5/10
Well-Performed Courtroom Mystery
29 March 2018
William V. Mong has called in his lawyer to witness his new will in which he has cut off his son with a dollar. His son, Don Dillaway, comes in and they have a private conference. When next seen, his father is dead.

The movie takes place in court, with Wilfred Lucas presiding, Edmund Breese as the prosecuting attorney, H.B. Warner as the defense attorney, and Dillaway as the defendant. As each defendant testifies, the events of the evening are shown in flashback. It's a nicely structured example of the courtroom detective story, but it has the same essential flaw that every example holds for me: an utter failure of the investigative process that has led to the trial. The script ameliorates this by offering some strong motivations for people to hide their actions, but it niggles me nonetheless.
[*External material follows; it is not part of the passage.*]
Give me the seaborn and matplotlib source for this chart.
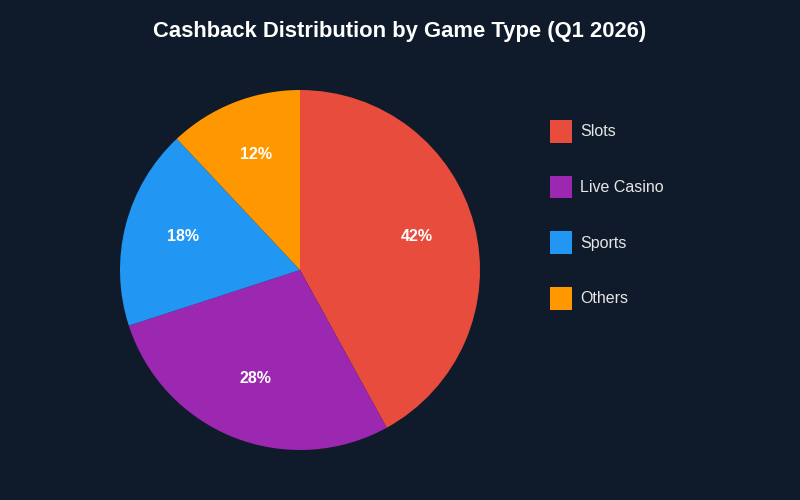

Still and all, it was a pleasure to watch the old professionals at work under the direction of Richard Thorpe, a sure hand at getting good results on screen with not much in the way in budgets. Within a couple of years he would go to Metro-Goldwyn-Mayer where he would gradually work his way up through programmers into the big time, still coming in on budget for good results. In an era when hundreds of millions of dollars are tossed around by directors who have had one or two independent successes -- the modern-day equivalent of the Poverty-Row studios where Thorpe had toiled for nine years when he directed this movie -- it's a virtue worth noting.